Metamaterials Lens

The novelty of our proposed research is that we plan to use nano-dispersed liquid crystals (NDLCs) for broadband tunable negative-zero-positive index materials to control reflection and transmission of light and capable of imaging beyond the diffractive limit of the visible spectrum. The possibility of realizing nonmagnetic negative index materials by dispersing metallic spheres in the bulk of a host anisotropic material, such as LC, will be investigated using three different approaches. LC’s can be fabricated easily and at low cost. An applied electric field or magnetic field will provide tunability through modulation of the net refractive index as shown in Phase I. LC host with parallel, tilted (45o), and fishnet groove structures will be dispersed with a binary photonic alloy that consists of plasmonic and polaritonic spheres of submicron size.
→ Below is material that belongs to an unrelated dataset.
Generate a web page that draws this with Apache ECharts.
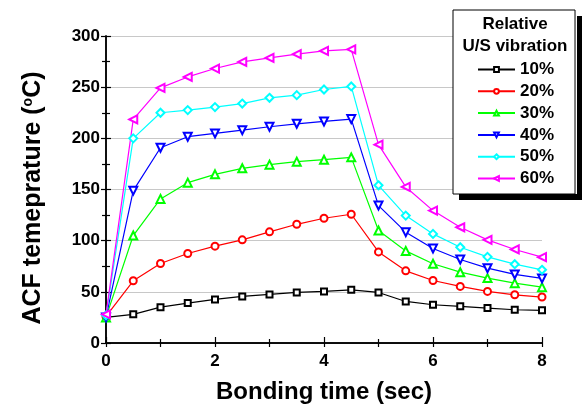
<!DOCTYPE html>
<html>
<head>
<meta charset="utf-8">
<script src="https://cdn.jsdelivr.net/npm/echarts@6/dist/echarts.min.js"></script>
<style>
html, body { margin: 0; padding: 0; background: #fff; }
#chart { width: 582px; height: 405px; }
</style>
</head>
<body>
<div id="chart"></div>
<script>
// bonding time (sec)
var times = [0, 0.5, 1, 1.5, 2, 2.5, 3, 3.5, 4, 4.5, 5, 5.5, 6, 6.5, 7, 7.5, 8];
var seriesNames = ['10%', '20%', '30%', '40%', '50%', '60%'];
var temp10 = [25, 28, 35, 39, 42.6, 45.5, 47.5, 49.4, 50.4, 52, 49.4, 40.6, 37.4, 35.8, 34.1, 32.5, 31.9];
var temp20 = [26, 60.8, 77.7, 87.5, 94.6, 100.8, 108.6, 116, 121.9, 125.8, 89, 70.5, 61.1, 55.3, 50.4, 47.1, 44.9];
var temp30 = [25, 105, 140.8, 156.7, 164.8, 170.7, 174.3, 177.2, 179.1, 181.4, 109.9, 90, 77.4, 69.2, 63.4, 58.5, 54.6];
var temp40 = [25, 148.9, 190.8, 201.6, 204.8, 208, 211.3, 214.2, 216.5, 218.8, 134.3, 108.3, 92.3, 81.6, 73.1, 67, 63.1];
var temp50 = [27, 200, 225, 227.6, 230.5, 234, 239.6, 242.2, 247.7, 250.7, 154.1, 124.5, 106.6, 93.6, 84.2, 77, 71.5];
var temp60 = [28, 218.5, 249.3, 260, 268.2, 274.7, 278.6, 282.2, 285.4, 287, 193.8, 152.5, 129.4, 113.1, 100.8, 91.4, 83.9];

var allTemps = [temp10, temp20, temp30, temp40, temp50, temp60];
var colors = ['#000000', '#ff0000', '#00ff00', '#0000ff', '#00ffff', '#ff00ff'];
var symbols = ['emptyRect', 'emptyCircle', 'emptyTriangle', 'emptyTriangle', 'emptyDiamond', 'emptyTriangle'];
var rotates = [0, 0, 0, 180, 0, 90];
var sizes = [6, 7, 8, 8, 8, 8];

var font = '"Liberation Sans", Arial, sans-serif';

function pairs(ys) {
  return times.map(function (t, i) { return [t, ys[i]]; });
}

var series = allTemps.map(function (ys, k) {
  return {
    name: seriesNames[k],
    type: 'line',
    data: pairs(ys),
    symbol: symbols[k],
    symbolRotate: rotates[k],
    symbolSize: sizes[k],
    color: colors[k],
    lineStyle: { width: 1.2, color: colors[k] },
    itemStyle: { color: colors[k], borderWidth: 1.2 },
    animation: false
  };
});

var chart = echarts.init(document.getElementById('chart'));
chart.setOption({
  animation: false,
  backgroundColor: '#fff',
  textStyle: { fontFamily: font },
  grid: { left: 106, right: 40, top: 36, bottom: 62, outerBoundsMode: 'none', containLabel: false },
  xAxis: [{
    type: 'value', min: 0, max: 8, interval: 2,
    name: 'Bonding time (sec)', nameLocation: 'middle', nameGap: 37,
    nameTextStyle: { fontSize: 24, fontWeight: 'bold', color: '#000', fontFamily: font },
    axisLine: { lineStyle: { color: '#000', width: 1.5 } },
    axisTick: { inside: true, length: 6, lineStyle: { color: '#000', width: 1.2 } },
    minorTick: { show: true, splitNumber: 2, length: 4, lineStyle: { color: '#000', width: 1.2 } },
    axisLabel: { fontSize: 17, fontWeight: 'bold', color: '#000', margin: 10, fontFamily: font },
    splitLine: { show: false }
  }, {
    type: 'value', position: 'top', min: 0, max: 8, interval: 1,
    axisLine: { show: true, lineStyle: { color: '#000', width: 1.5 } },
    axisTick: { inside: true, length: 4, lineStyle: { color: '#000', width: 1.2 } },
    axisLabel: { show: false },
    splitLine: { show: false }
  }],
  yAxis: [{
    type: 'value', min: 0, max: 300, interval: 50,
    name: 'ACF temeprature ({sup|o}C)', nameLocation: 'middle', nameGap: 60,
    nameTextStyle: {
      fontSize: 25, fontWeight: 'bold', color: '#000', fontFamily: font,
      padding: [0, 17, 0, 0],
      rich: { sup: { fontSize: 14, fontWeight: 'bold', verticalAlign: 'top', lineHeight: 14, fontFamily: font } }
    },
    axisLine: { show: true, lineStyle: { color: '#000', width: 1.5 } },
    axisTick: { inside: true, length: 5, lineStyle: { color: '#000', width: 1.2 } },
    minorTick: { show: true, splitNumber: 2, length: 4, lineStyle: { color: '#000', width: 1.2 } },
    axisLabel: { fontSize: 17, fontWeight: 'bold', color: '#000', margin: 6, fontFamily: font },
    splitLine: { show: true, lineStyle: { color: '#c8c8c8', width: 1 } }
  }, {
    type: 'value', position: 'right', min: 0, max: 300, interval: 50,
    axisLine: { show: true, lineStyle: { color: '#000', width: 1.5 } },
    axisTick: { inside: true, length: 5, lineStyle: { color: '#000', width: 1.2 } },
    minorTick: { show: true, splitNumber: 2, length: 4, lineStyle: { color: '#000', width: 1.2 } },
    axisLabel: { show: false },
    splitLine: { show: false }
  }],
  legend: {
    z: 20,
    orient: 'vertical',
    left: 453, top: 10,
    padding: [51, 21, 7, 24],
    backgroundColor: '#fff',
    borderColor: '#000',
    borderWidth: 1,
    itemWidth: 37, itemHeight: 6, itemGap: 4.8,
    data: seriesNames,
    textStyle: { fontSize: 17, fontWeight: 'bold', color: '#000', lineHeight: 17, fontFamily: font },
    selectedMode: false
  },
  graphic: [
    // legend box drop shadow
    { type: 'rect', z: 30, left: 577, top: 16, shape: { width: 5, height: 184 }, style: { fill: '#000' } },
    { type: 'rect', z: 30, left: 459, top: 194, shape: { width: 123, height: 6 }, style: { fill: '#000' } },
    { type: 'text', z: 30, x: 515, y: 24, style: { text: 'Relative', fill: '#000', font: 'bold 17px ' + font, align: 'center', verticalAlign: 'middle' } },
    { type: 'text', z: 30, x: 515, y: 46, style: { text: 'U/S vibration', fill: '#000', font: 'bold 17px ' + font, align: 'center', verticalAlign: 'middle' } }
  ],
  series: series
});
</script>
</body>
</html>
Typical plasmonic/polaritonic materials for this frequency range are Ge/LiTaO3 nanospheres. Cholesteric LCs, which has an inherent chirality, will also be dispersed with binary or core-shell nanospheres. Finally, we suggest designing NIMs based on two organometallic molecules which constitute the monomer units of a chiral polymer. Although the chirality may be smaller than the critical value required for NI in the virgin material, NI nonetheless can be achieved through the introduction of plasmonic metal nanoparticles.